The TTC, Not What She Was

Listening to the usual diatribe on talk radio about Toronto's so-called war on cars, which is really just about cars being forced to share the road with all the other users, makes me want to use the TTC just to increase bus and streetcar traffic getting in their way. And then I get to the subway platform, and I want to turn around and run as I watch a train pull in.

I have to say this is the first year I loathe, really loathe, the TTC. The breaking point for me was watching one more slovenly train pull in after tolerating years of waiting for slovenly trains. In my decades of using Toronto's TTC, I've seen old trains, rickety trains, graffiti-decorated trains, but none of them fazed me quite like what we have to put up with today. It's watching a train pull in to the station, knowing I may not find a clean seat without garbage at the feet that really gets me down. The young and new-to-Toronto have no idea how venerated the TTC used to be, how clean and safe, how fun to ride. And their lack of long-term personal history with The Better Way means that the TTC can get away with their claims of better service today. And believe me, it's crap compared to what it used to be and what it should be.

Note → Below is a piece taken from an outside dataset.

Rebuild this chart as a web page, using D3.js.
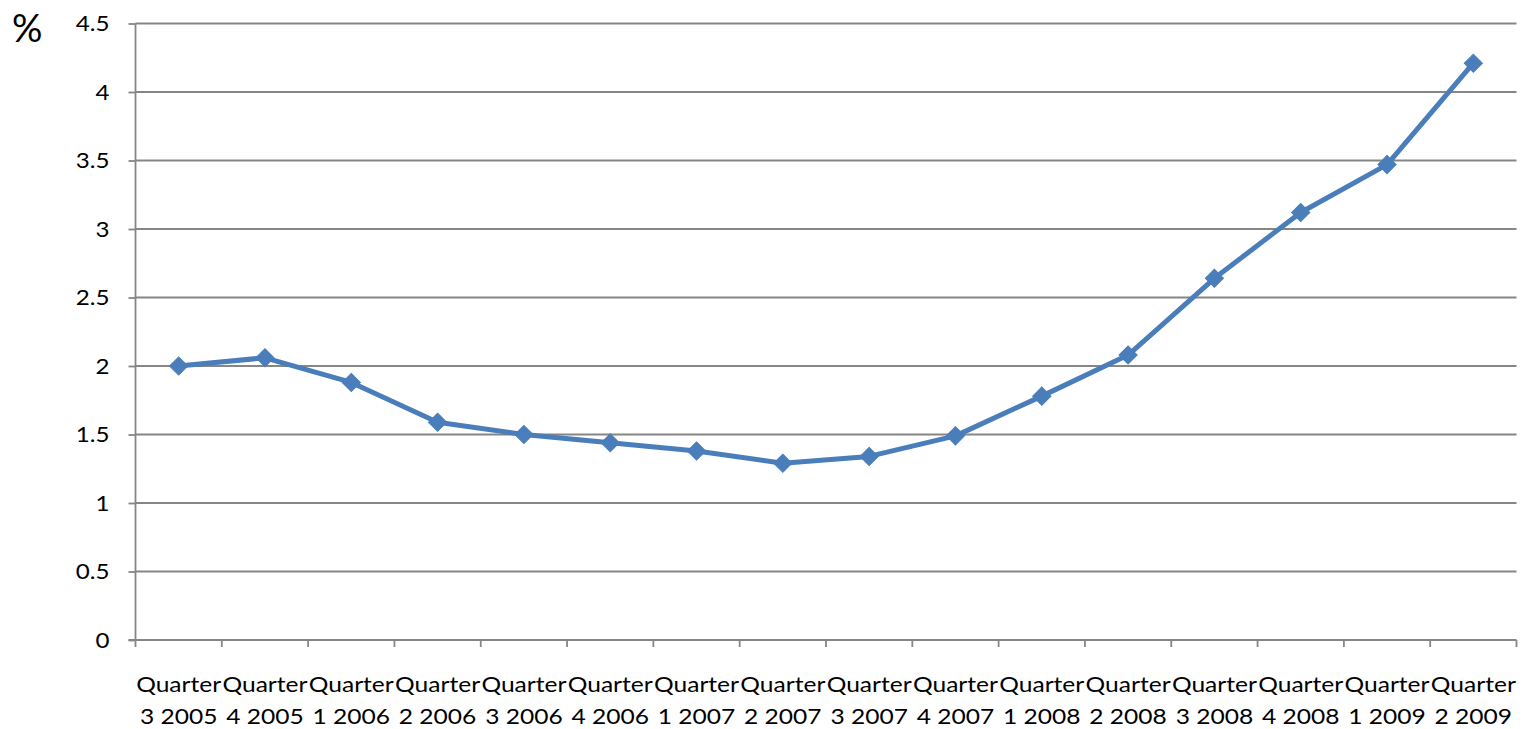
<!DOCTYPE html>
<html><head><meta charset="utf-8">
<script src="https://cdn.jsdelivr.net/npm/d3@7/dist/d3.min.js"></script>
<style>body{margin:0;background:#fff;}svg{display:block;}</style>
</head><body>
<script>
const quarters = ["3 2005","4 2005","1 2006","2 2006","3 2006","4 2006","1 2007","2 2007","3 2007","4 2007","1 2008","2 2008","3 2008","4 2008","1 2009","2 2009"];
const values = [2.00,2.06,1.88,1.59,1.50,1.44,1.38,1.29,1.34,1.49,1.78,2.08,2.64,3.12,3.47,4.21];
const yTicks = [0,0.5,1,1.5,2,2.5,3,3.5,4,4.5];
const yUnit = "%";

const W=1524,H=729;
const pL=135.5,pR=1516.5,pT=23.5,pB=640;
const svg=d3.select("body").append("svg").attr("width",W).attr("height",H);
const x=d3.scaleBand().domain(quarters).range([pL,pR]);
const y=d3.scaleLinear().domain([0,4.5]).range([pB,pT]);
const font="Lato, 'Open Sans', sans-serif";
const grey="#868686";

// gridlines
svg.append("g").selectAll("line").data(yTicks.filter(d=>d>0)).join("line")
  .attr("x1",pL).attr("x2",pR).attr("y1",d=>y(d)).attr("y2",d=>y(d))
  .attr("stroke",grey).attr("stroke-width",1.8);

// y axis
const ya=svg.append("g").attr("transform",`translate(${pL},0)`)
  .call(d3.axisLeft(y).tickValues(yTicks).tickFormat(d3.format("")).tickSize(7).tickPadding(18));
ya.selectAll("path,line").attr("stroke",grey).attr("stroke-width",1.8);
ya.select(".domain").attr("d",`M0,${pT}V${pB}`);
ya.selectAll(".tick text").attr("font-family",font).attr("font-size",21).attr("fill","#000")
  .attr("x",0).attr("dy","0.34em").attr("transform","translate(-26,0) scale(1.15,1)");

// x axis
const xa=svg.append("g").attr("transform",`translate(0,${pB})`);
xa.append("line").attr("x1",pL-7).attr("x2",pR).attr("y1",0).attr("y2",0).attr("stroke",grey).attr("stroke-width",1.8);
const bounds=quarters.map(q=>x(q)).concat([pR]);
xa.selectAll("line.tk").data(bounds).join("line").attr("class","tk")
  .attr("x1",d=>d).attr("x2",d=>d).attr("y1",0).attr("y2",7).attr("stroke",grey).attr("stroke-width",1.8);
const lab=xa.selectAll("g.lab").data(quarters).join("g").attr("class","lab")
  .attr("transform",d=>`translate(${x(d)+x.bandwidth()/2},0) scale(1.17,1)`);
lab.append("text").attr("y",52).attr("text-anchor","middle").attr("font-family",font).attr("font-size",21).text("Quarter");
lab.append("text").attr("y",84).attr("text-anchor","middle").attr("font-family",font).attr("font-size",21).text(d=>d);

// unit
svg.append("text").attr("x",12).attr("y",42).attr("font-family",font).attr("font-size",38).text(yUnit);

// line
const cx=d=>x(d)+x.bandwidth()/2;
const line=d3.line().x((d,i)=>cx(quarters[i])).y(d=>y(d));
svg.append("path").datum(values).attr("d",line).attr("fill","none")
  .attr("stroke","#4a7ebb").attr("stroke-width",5).attr("stroke-linejoin","round");
svg.append("g").selectAll("path").data(values).join("path")
  .attr("d",d3.symbol(d3.symbolSquare,165)())
  .attr("transform",(d,i)=>`translate(${cx(quarters[i])},${y(d)}) rotate(45)`)
  .attr("fill","#4a7ebb").attr("stroke","#4a7ebb").attr("stroke-width",1);
</script>
</body></html>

Back in the old days, there wasn't garbage everywhere once smoking was banned, you could sit in the front seat and chat with your regular bus driver, you could stand at the front of the train, watching the thrill of tracks coming at you, and look over and say hello to the driver because he had his door open. If you needed to you could easily find the conductor as he leaned out to check the crowds before blowing his whistle.

Whenever I travelled to other countries, comparing others' public transit to our own made the TTC look like a shining beacon in a sea of public transit dreck. London bus drivers snarled at you; Rome drivers yelled and gesticulated; Paris was just plain hostile; New York ignored you. Meanwhile, Toronto drivers were friendly and never snarled or yelled (to me anyway). They were professional, knew their routes, served the public. The subways were also a big contrast; they varied from permanently blackened like in London, dark and confusing in Paris, bright in Rome, and crumbling shades of old glory in New York. Ours was utilitarian but so efficient and clean in comparison, not only on the platforms but in the trains too. And even better, the trains always snugged up to the platform edge; no scary leaps across a gap to get into or off the train like in some old cities.

Now, we've joined the big leagues. In response to the rude riders, who've always been with us, the TTC union and bus designers have gone more and more isolationist, creating buses that prevent friendly interaction between public and driver and systems that reduce the need for drivers to interact with the public, even simple things like calling out stops. I've had drivers who don't even know the route they're driving (which makes me wonder how they knew when they got to the end and had to turn around). Subway drivers and conductors don't even want to acknowledge that people exist on their train, not only by always closing their compartment door or not sticking their heads out when closing the doors, but also by refusing to call out stops so that we had to pay millions on a stop-announcement system instead of, oh I don't know, garbage pickup. We have grand announcements of providing better service, yet we still see on the subway platform signage "train temporarily delayed" or my favourite when standing on a crowded platform "next train in 5 minutes". The only good thing about these new, fancy signs is they tell us we'll be late, instead of leaving us to guess how long. We also have as much garbage as ever to sit next to or tiptoe through in some stations or station entrances. Gross. We have people so oblivious and uncaring of their fellow passengers, we get to listen to their music, watch them hog three seats by the way they sit and place their bags, leave their garbage behind (even TTC workers, wish I'd taken his picture), and read about stations shut down for this personal injury and that assault while the much-trumpeted increased security is nary to be seen. In fact, is it just me or is TTC subway service interrupted more and more this month than any time before? For all of this, we get to pay such high fares that they've become unaffordable for many of us, the very people for whom public transit was originally created for.

The TTC was already on the demise when the Bob Rae NDP government approved the building of four subway lines in Toronto. Yes, four lines! That was almost 20 years ago. Since then a truncated Sheppard line has been built, nothing else. Meanwhile, the one east-west line strains to accommodate the crowds, and the Yonge north-south line is heaving with people. Overcrowding, being forced to stand while people hog seats and toss their garbage on the floor or place it thoughtfully under the seats, just puts everyone in a bad mood, especially when they've had to wait and wait and wait in the cold for a subway or bus.

The TTC is no longer the better way. It's the expensive, slovenly, slow way.

The response of announcing a blue ribbon panel to study the issue is pathetic and won't do much when a culture of unfriendliness, diminishing professionalism, and lack of pride has taken root in the TTC and its riders. But then what else can the peach-faced mayor-wannabe-TTC-Chair, who couldn't even bother to listen to his constituents over Lansdowne reconstruction, do but look like he's listening.